Infinitesimal Generators

The generator of a diffusion captures the instantaneous rate of change of conditional expectations:

\[\mathcal{L}f(x) = \lim_{h \downarrow 0} \frac{\mathbb{E}^x[f(X_h)] - f(x)}{h} = b^i(x)\, \partial_i f + \frac{1}{2} a^{ij}(x)\, \partial_{ij} f\]

where \(a = \sigma\sigma^\top\) is the diffusion matrix. For geometric Brownian motion, \(\mathcal{L} = \mu S\, \partial_S + \frac{1}{2}\sigma^2 S^2\, \partial_{SS}\), and the Black-Scholes PDE is precisely \(\partial_t V + \mathcal{L}^{(r)}V - rV = 0\)---the generator is the bridge connecting stochastic models to pricing PDEs. Dynkin's formula

\[\mathbb{E}_x[f(X_\tau)] = f(x) + \mathbb{E}_x\!\left[\int_0^\tau \mathcal{L}f(X_s)\, ds\right]\]

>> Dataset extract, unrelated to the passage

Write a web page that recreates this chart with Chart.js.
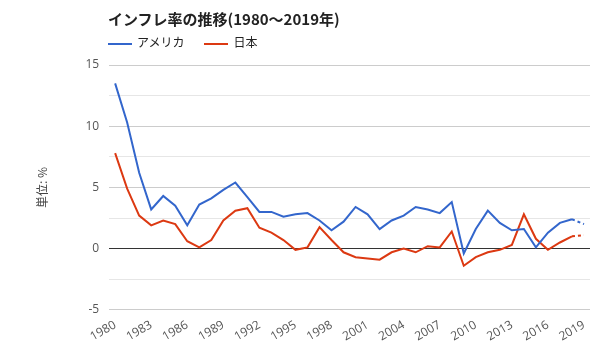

is the stochastic fundamental theorem of calculus, connecting expected values at stopping times to the generator (analogous to \(g(b) - g(a) = \int_a^b g'(x)\, dx\)). The Dynkin martingale \(M_t = f(X_t) - f(X_0) - \int_0^t \mathcal{L}f(X_s)\, ds\) provides a martingale characterization of the generator: via Ito's lemma, \(M_t = \int_0^t f'(X_s)\sigma(X_s)\, dW_s\), separating the process into predictable drift (captured by \(\mathcal{L}\)) and unpredictable martingale fluctuations. Functions satisfying \(\mathcal{L}f = 0\) are harmonic and give rise to martingales \(f(X_t)\). Applications of Dynkin's formula include computing expected exit times (\(\mathcal{L}u = -1\) with \(u = 0\) on \(\partial D\)), hitting probabilities (\(\mathcal{L}f = 0\) with boundary conditions \(f = g\) on \(\partial D\)), and Laplace transforms of stopping times (\(\mathcal{L}f = \lambda f\) with \(f = 1\) on the target).

Ito vs. Stratonovich

The Ito convention is standard in finance due to its martingale properties and non-anticipating evaluation. The Stratonovich convention preserves the classical chain rule and is natural in physics. The two are related by a drift correction involving the quadratic covariation.